Sì, anche se sono convinto che l’obiettivo dovrebbe essere utilizzare ogni risorsa disponibile non per premiare o punire, ma per ridurre il carico fiscale per tutti, lasciando poi a ciascuno la libertà di scegliere come migliorare la propria situazione. Ci sono aziende che possono crescere aumentando l’occupazione o gli investimenti, mentre altre possono espandersi attraverso acquisizioni. Non spetta a un ufficio ministeriale decidere quali siano le strategie migliori per la crescita o l’innovazione, semplicemente perché non ne ha la capacità.
La riduzione delle tasse per tutti è un obiettivo della riforma fiscale in corso di attuazione?
Sì, ma con una precauzione: è necessario evitare di complicare ulteriormente il sistema, che dovrebbe invece diventare più chiaro, semplice e trasparente.
Ha menzionato l’impatto negativo di uno Stato troppo invadente. Questo si applica anche alle normative europee sulla transizione, considerando gli effetti sull’industria automobilistica?
Purtroppo la tendenza a regolare minuziosamente l’attività economica, presente non solo in Italia ma anche in Europa, è evidente. Il settore automobilistico è solo uno degli esempi, ma è particolarmente significativo perché politici e burocrati hanno stabilito scadenze basandosi su conoscenze chiaramente incomplete, senza considerare ad esempio la concorrenza cinese. Ora i produttori, che avevano fiducia nelle indicazioni politiche su tempi e modi della transizione all’elettrico, si trovano in difficoltà. È un esempio chiaro del fatto che le aziende dovrebbero essere più caute e non seguire ciecamente le direttive politiche, dato che queste ultime sono spesso limitate nelle loro conoscenze.
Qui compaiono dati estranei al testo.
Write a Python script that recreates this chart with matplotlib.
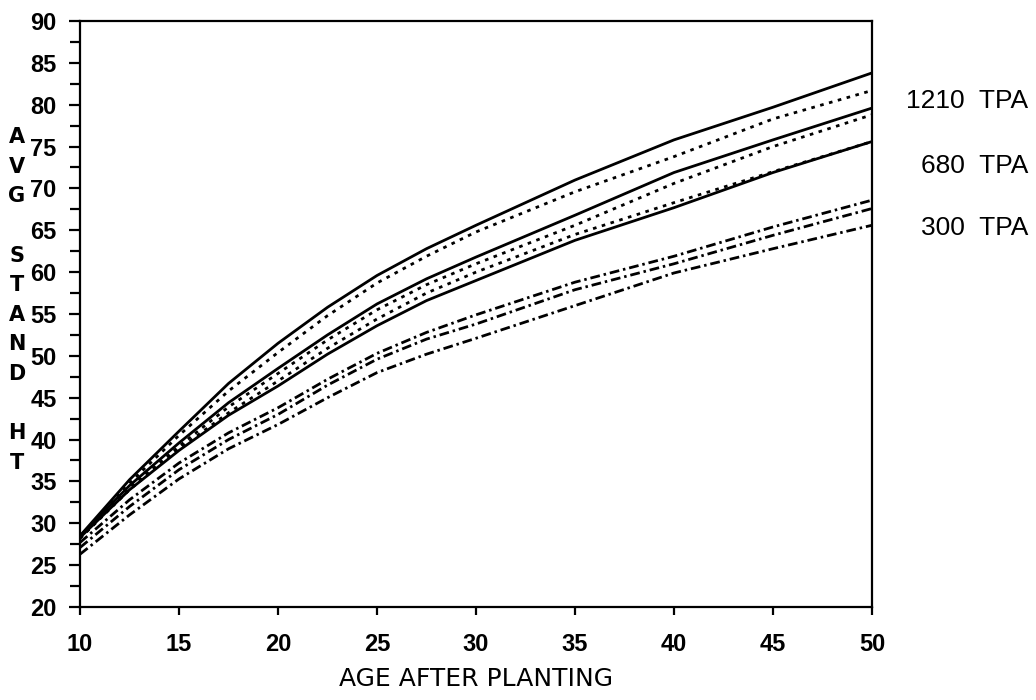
import matplotlib
matplotlib.use("Agg")
import matplotlib.pyplot as plt
from matplotlib.font_manager import FontProperties
from matplotlib.ticker import MultipleLocator

# ============================================================
# DATA
# ============================================================

AGE = [10, 12.5, 15, 17.5, 20, 22.5, 25, 27.5, 30, 35, 40, 45, 50]

# solid curves
SOLID_1 = [28.5, 35.2, 41.0, 46.7, 51.5, 55.8, 59.6, 62.8, 65.6, 71.0, 75.8, 79.7, 83.8]
SOLID_2 = [28.5, 34.5, 39.6, 44.4, 48.5, 52.5, 56.2, 59.2, 61.8, 66.8, 71.9, 75.8, 79.6]
SOLID_3 = [28.3, 34.0, 38.7, 42.9, 46.4, 50.2, 53.6, 56.6, 59.0, 63.8, 67.7, 71.9, 75.6]

# dotted curves
DOTTED_1 = [28.3, 34.8, 40.5, 45.8, 50.4, 54.8, 58.7, 61.9, 64.8, 69.6, 73.8, 78.3, 81.7]
DOTTED_2 = [28.2, 34.2, 39.2, 43.9, 47.9, 51.9, 55.5, 58.5, 61.0, 65.6, 70.6, 75.0, 78.8]
DOTTED_3 = [28.2, 34.0, 38.9, 43.2, 47.0, 50.9, 54.4, 57.5, 60.0, 64.5, 68.3, 72.0, 75.6]

# dash-dot curves
DASHDOT_1 = [27.7, 32.8, 37.2, 40.8, 43.8, 47.2, 50.3, 52.8, 54.9, 58.8, 61.9, 65.4, 68.6]
DASHDOT_2 = [27.1, 32.0, 36.4, 40.0, 43.0, 46.5, 49.6, 52.0, 53.8, 57.9, 61.0, 64.4, 67.6]
DASHDOT_3 = [26.3, 31.0, 35.3, 38.9, 41.8, 45.0, 48.0, 50.2, 52.1, 56.0, 59.9, 62.8, 65.6]

TPA_LABELS = ["1210  TPA", "680  TPA", "300  TPA"]

X_TICKS = [10, 15, 20, 25, 30, 35, 40, 45, 50]
Y_TICKS = list(range(20, 95, 5))

YLABEL = "A\nV\nG\n\nS\nT\nA\nN\nD\n\nH\nT"
XLABEL = "AGE AFTER PLANTING"

# ============================================================
# STYLE
# ============================================================

TICK_FONT = dict(family=["Liberation Sans", "DejaVu Sans"], weight="bold", size=17)
LABEL_FONT = dict(family=["DejaVu Sans"], size=18)
SIDE_FONT = dict(family=["Liberation Sans", "DejaVu Sans"], size=19)

DOT = (0, (1.3, 2.0))
DASHDOT = (0, (3.5, 1.4, 0.9, 1.4))


def main() -> None:
    fig = plt.figure(figsize=(10.36, 7.0), dpi=100)
    ax = fig.add_axes([80 / 1036, 1 - 607 / 700, 792 / 1036, 586 / 700])

    for ys in (SOLID_1, SOLID_2, SOLID_3):
        ax.plot(AGE, ys, color="black", lw=2.0, ls="-")
    for ys in (DOTTED_1, DOTTED_2, DOTTED_3):
        ax.plot(AGE, ys, color="black", lw=2.0, ls=DOT)
    for ys in (DASHDOT_1, DASHDOT_2, DASHDOT_3):
        ax.plot(AGE, ys, color="black", lw=2.0, ls=DASHDOT)

    ax.set_xlim(10, 50)
    ax.set_ylim(20, 90)
    ax.set_xticks(X_TICKS)
    ax.set_yticks(Y_TICKS)
    ax.yaxis.set_minor_locator(MultipleLocator(2.5))

    fp = FontProperties(**TICK_FONT)
    for lbl in ax.get_xticklabels() + ax.get_yticklabels():
        lbl.set_fontproperties(fp)

    ax.tick_params(axis="x", direction="out", length=6, width=1.6, pad=13)
    ax.tick_params(axis="y", which="major", direction="out", length=8, width=1.6, pad=9)
    ax.tick_params(axis="y", which="minor", direction="out", length=7, width=1.6)
    for side in ("left", "right", "top", "bottom"):
        ax.spines[side].set_linewidth(1.6)

    ax.set_xlabel(XLABEL, labelpad=8, **LABEL_FONT)

    fig.text(17 / 1036, 1 - 300 / 700, YLABEL, ha="center", va="center",
             linespacing=1.6, family=["DejaVu Sans"], weight="bold", size=15)

    for lbl, ypix in zip(TPA_LABELS, [101, 166, 228]):
        fig.text(1028 / 1036, 1 - ypix / 700, lbl, ha="right", va="center", **SIDE_FONT)

    fig.savefig("out.png", dpi=100)


if __name__ == "__main__":
    main()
Le aziende, tuttavia, non potevano ignorare quelle normative imposte dall’UE…
Non lo contesto, ma non ho notato una loro reazione significativa quando queste normative sono state introdotte.
Ora si discute di modificare queste normative, ma dalle sue parole sembra preferibile non averle affatto.
Un mondo senza regole sarebbe molto problematico, quindi non immagino nulla del genere. Tuttavia, la pervasività e le modalità della regolamentazione dovrebbero essere viste con grande scetticismo. L’UE è di fronte a sfide importanti – non solo le due transizioni, ma soprattutto quella relativa alla difesa comune – e dovrebbe limitarsi a fornire un quadro generale entro cui lasciare che la società europea si muova liberamente, invece di cercare di definire ogni passo del percorso. Questo atteggiamento è probabilmente anche un risultato della struttura attuale dell’Europa, con un governo che tende ad essere molto burocratico e poco politico nel senso positivo del termine.
È possibile, quindi, cambiare direzione anche in questo caso?
Sì, è possibile intraprendere una strada diversa, nessuno ci obbliga a continuare sulla via dell’impoverimento, ma è essenziale che gli italiani e gli europei capiscano che la soluzione alle questioni è nelle loro mani e che le classi dirigenti italiane ed europee riconoscano che possiamo uscire pienamente da questa situazione solo se lasciamo che siano i cittadini a farlo. Dobbiamo abbandonare l’idea, particolarmente diffusa negli ultimi quindici anni, che la risoluzione dei problemi spetti allo Stato. Mi sembra chiaro che non sia così, non so quali altre prove siano necessarie.